The $R^{2}$ is computed like usual
$$
R^{2} (\mathbf{y}, \tilde{\mathbf{y}}) = 1 - \frac{\sum_{i=1}^{I}(y_i - \tilde{y}_i)^{2}}{\sum_{i=1}^{I}(y_i - \bar{y})^{2}}
$$
This can be used on the test and not train sample. Sometimes $\bar{y}$ is removed which means we compare with the zero mean predictor. This is relevant with returns because the simplest prediction of all is the constant zero value and $R^{2}$ can then measure if the model beats this naive benchmark. Sample averages can be period dependent. Also removing $\bar{y}$ makes $R^{2}$ more conservative by reducing it mechanically.

We can also use the mean absolute percentage error and mean squared percentage error:
\begin{gather*}
    \mathrm{MAPE}(\mathbf{y},\tilde{\mathbf{y}}) = \frac{1}{I} \sum_{i=1}^{I} \left\| \frac{y_i - \tilde{y}_i}{y_i} \right\|, \\
    \mathrm{MSPE}(\mathbf{y},\tilde{\mathbf{y}}) = \frac{1}{I} \sum_{i=1}^{I}\left( \frac{y_i-\tilde{y}_i}{y_i} \right) ^{2}
\end{gather*}

When the label is positive with possibly large values, it is possible to scale the magnitude of errors, which can be very large. One way to do this is to resort to the Root Mean Squared Logarithmic Error (RMSLE), defined below
$$
\mathrm{RMSLE}(\mathbf{y},\tilde{\mathbf{y}}) = \sqrt{\frac{1}{I}\sum_{i=1}^{I} \log\left( \frac{1+y_i}{1 + \tilde{y}_i} \right) }
$$

A shortcoming of the MSE, which is by far the most widespread metric and objective in regression tasks. A simple decomposition yields:
$$
\mathrm{MSE}(\mathbf{y},\tilde{\mathbf{y}}) = \frac{1}{I}\sum_{i=1}^{I}(y_i^{2}\tilde{y}_i^{2} - 2 y_i \tilde{y}_i)
$$
Since the first term is given, the model focuses on minimizing the latter terms. The second term is the dispersion of model values. The third term is a cross-product. While variations in $\tilde{y}_i$ do matter, the third term is by far the most important especially in the cross-section It is more valuable to reduce the MSE by increasing $y_i \tilde{y}_i$. This product is indeed positive when the two terms have the same sign, which is exactly what an investor is looking for: correct directions for the bets.

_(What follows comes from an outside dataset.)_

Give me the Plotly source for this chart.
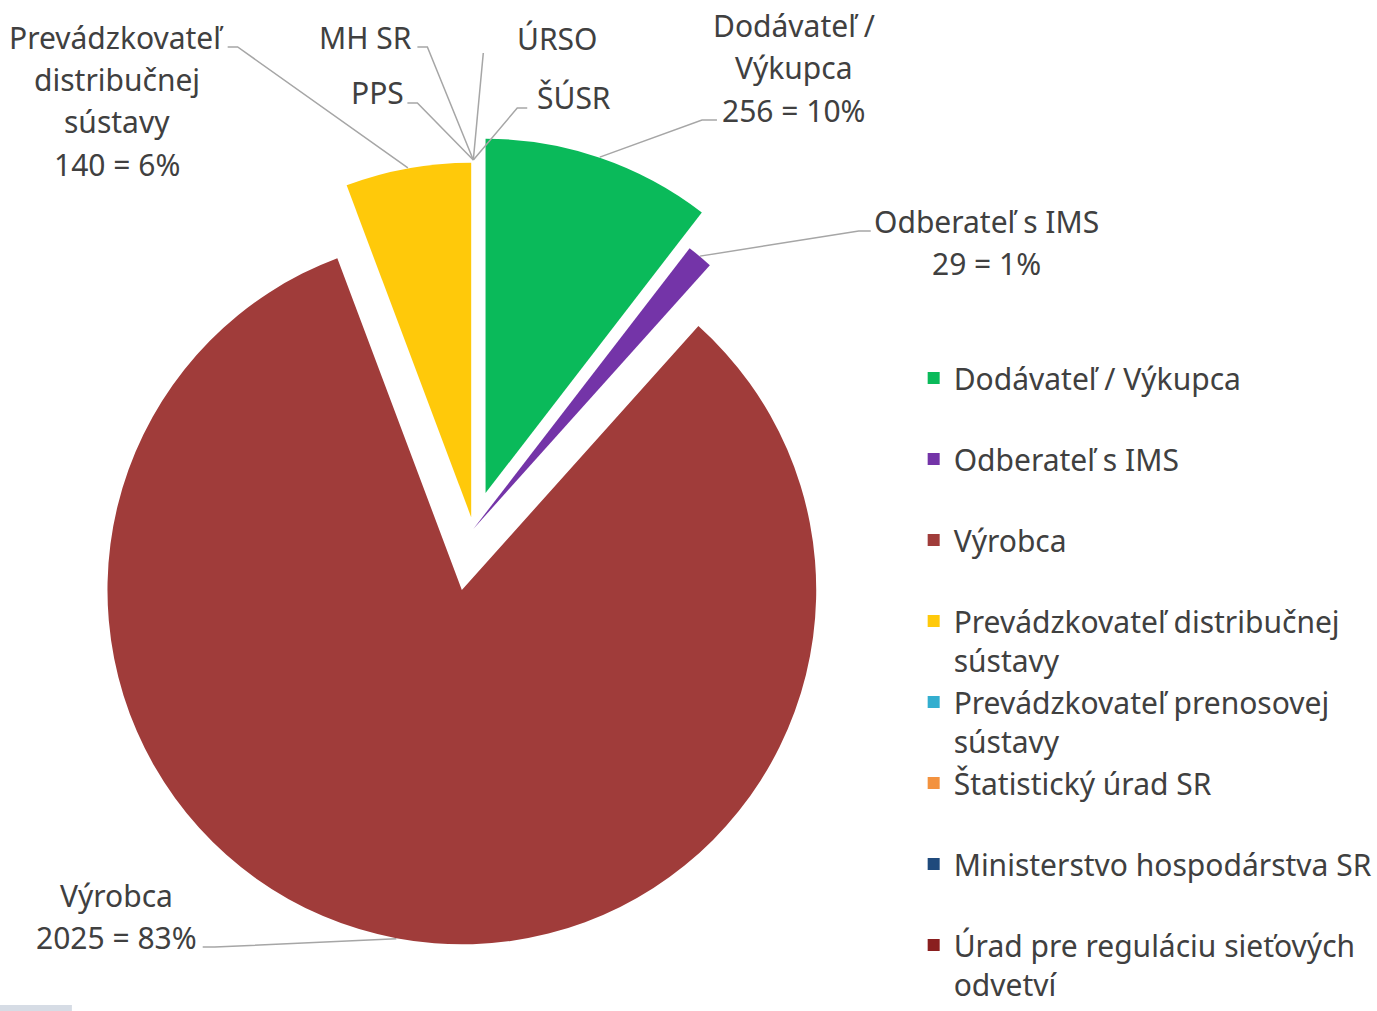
import math
import plotly.graph_objects as go

# ---------------- data ----------------
legend_names = [
    "Dodávateľ / Výkupca<br> ",
    "Odberateľ s IMS<br> ",
    "Výrobca<br> ",
    "Prevádzkovateľ distribučnej<br>sústavy",
    "Prevádzkovateľ prenosovej<br>sústavy",
    "Štatistický úrad SR<br> ",
    "Ministerstvo hospodárstva SR<br> ",
    "Úrad pre reguláciu sieťových<br>odvetví",
]
label_lines = [
    ["Dodávateľ /", "Výkupca"],
    ["Odberateľ s IMS"],
    ["Výrobca"],
    ["Prevádzkovateľ", "distribučnej", "sústavy"],
    ["PPS"],
    ["ŠÚSR"],
    ["MH SR"],
    ["ÚRSO"],
]
values = [256, 29, 2025, 140, 0, 0, 0, 0]
colors = ["#0ABA5A", "#7434A8", "#A03C3A", "#FFC90A",
          "#33AECF", "#F3923E", "#1F4A7C", "#8A1F1F"]
pulls = [0.107, 0.0, 0.175, 0.034, 0.0, 0.0, 0.0, 0.0]

# ---------------- layout geometry (pixels from top-left) ----------------
W, H = 1377, 1011
PH = H
dom_px = (57, 891)
dom_py = (112, 946)
FONT = "Noto Sans"
TXT = "#404040"
LINE = "#A6A6A6"
FS = 30

label_pos = [
    (795, 25), (988, 221), (117, 895), (117, 37),
    (378, 93), (575, 98), (366, 37), (558, 38),
]
LS = 42.5
leader = [
    [(718, 120), (703, 120)],
    [(872, 231), (860, 231)],
    [(203, 947), (215, 947)],
    [(228, 47), (238, 47)],
    [(408, 103), (418, 103)],
    [(528, 108), (518, 108)],
    [(418, 47), (428, 47)],
    [(484, 53), (484, 53)],
]


def px(x):
    return x / W


def py(y):
    return 1 - y / PH


total = sum(values)
cx = (dom_px[0] + dom_px[1]) / 2
cy = (dom_py[0] + dom_py[1]) / 2
side = min(dom_px[1] - dom_px[0], dom_py[1] - dom_py[0])
r = side / (2 + 2 * max(pulls))

fig = go.Figure(go.Pie(
    labels=legend_names,
    values=values,
    sort=False,
    direction="clockwise",
    rotation=0,
    pull=pulls,
    marker=dict(colors=colors, line=dict(width=0)),
    textinfo="none",
    hoverinfo="value+percent",
    domain=dict(x=[px(dom_px[0]), px(dom_px[1])],
                y=[py(dom_py[1]), py(dom_py[0])]),
))

annotations = []
shapes = []
cum = 0.0
for i, v in enumerate(values):
    mid = (cum + v / 2) / total * 2 * math.pi
    cum += v
    dx, dy = math.sin(mid), -math.cos(mid)
    p = pulls[i] * r
    rr = r if v > 0 else r * 1.04
    ex = cx + dx * (p + rr)
    ey = cy + dy * (p + rr)
    lines = list(label_lines[i])
    if v > 0:
        lines.append(f"{v} = {round(100 * v / total)}%")
    lx, ly = label_pos[i]
    for k, t in enumerate(lines):
        annotations.append(dict(
            x=px(lx), y=py(ly + k * LS), xref="paper", yref="paper",
            text=t, showarrow=False, xanchor="center", yanchor="middle",
            font=dict(family=FONT, size=FS, color=TXT),
        ))
    (sx, sy), (kx, ky) = leader[i]
    shapes.append(dict(
        type="path", xref="paper", yref="paper",
        path=f"M {px(sx)} {py(sy)} L {px(kx)} {py(ky)} L {px(ex)} {py(ey)}",
        line=dict(color=LINE, width=1.5),
    ))

shapes.append(dict(type="rect", xref="paper", yref="paper",
                   x0=0, x1=px(72), y0=py(1011), y1=py(1005),
                   fillcolor="#D6DCE5", line=dict(width=0)))

fig.update_layout(
    width=W, height=H, autosize=False,
    margin=dict(l=0, r=0, t=0, b=0),
    paper_bgcolor="white",
    plot_bgcolor="white",
    showlegend=True,
    legend=dict(
        x=915 / W, y=py(352), xanchor="left", yanchor="top",
        font=dict(family=FONT, size=FS, color=TXT),
        valign="top",
        bgcolor="rgba(0,0,0,0)",
    ),
    annotations=annotations,
    shapes=shapes,
)

css = (
    "var h=document.documentElement,b=document.body;"
    "h.style.margin='0';h.style.padding='0';h.style.overflow='hidden';"
    "b.style.margin='0';b.style.padding='0';b.style.overflow='hidden';"
)
fig.write_html(
    "out.html",
    config={"responsive": False, "displayModeBar": False},
    default_width=f"{W}px", default_height=f"{H}px",
    post_script=css,
)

For some algorithms (like neural networks), it is possible to manually specify custom losses. Maximizing the sum of $y_i \tilde{y}_i$ may be a good alternative to vanilla quadratic optimization.

### <span style='color:#AA9AC2'> Classification analysis  </span> 

In binary classification, it is convenient to think in terms of true versus false. In an investment setting, true can be related to a positive return, or a return being above that of a benchmark - false being the opposite.

We have the following types of outcomes:
- frequency of true positives: $\mathrm{TP} = I^{-1}\sum_{i=1}^{I} 1_{\{ y_i = \tilde{y}_i = 1 \}}$
- frequency of true negatives: $\mathrm{TP} = I^{-1}\sum_{i=1}^{I} 1_{\{ y_i = \tilde{y}_i = 0 \}}$
- frequency of false positives: $\mathrm{TP} = I^{-1}\sum_{i=1}^{I} 1_{\{ y_i = 0,  \tilde{y}_i = 1 \}}$
- frequency of false negatives: $\mathrm{TP} = I^{-1}\sum_{i=1}^{I} 1_{\{ y_i = 1, \tilde{y}_i = 0 \}}$

With these metrics we can calculate a confusion matrix. In the setting of investment we have the following:

|              | Positive | Negative |
|--------------|----------|----------|
| **Positive** |    TP    |   FP     |
| **Negative** |    FN    |   TN     |

Where the rows pertain to predictions and columns to label.

Among the two types of errors, type I is the most daunting for investors because it has a direct effect on the portfolio. The type II error is simply a missed opportunity and is somewhat less impactful. Finally, true negatives are those assets which are correctly excluded from the portfolio.

We can create the following metrics from this baseline:
- **Accuracy**: $\mathrm{TP} + \mathrm{TN}$ is the percentage of correct forecasts;
- **Recall**: $\frac{\mathrm{TP}}{\mathrm{TP} + \mathrm{FN}}$ measures the ability to detect a winning strategy/asset (left column analysis). Also known as sensitivity or true positive rate (TPR);
- **Precision**: $\frac{\mathrm{TP}}{\mathrm{FP} + \mathrm{TP}}$ computes the probability of good investments;
- **Specificity**: $\frac{\mathrm{TN}}{\mathrm{FP} + \mathrm{TN}}$ measures the proportion of actual negatives that are correctly identified as such;
- **Fallout**: $\frac{\mathrm{FP}}{\mathrm{FP} + \mathrm{TN}}$ $1-\text{Specificity}$ is the probability of false alarm (or false positive rate), i.e., the frequence at which the algorithm detects falsely performing assets;
- **F-score**: $\mathbf{F}_1 = 2 \times \frac{\text{recall} \times \text{precision}}{\text{recall} + \text{precision}}$ is the harmonic average of recall and precision.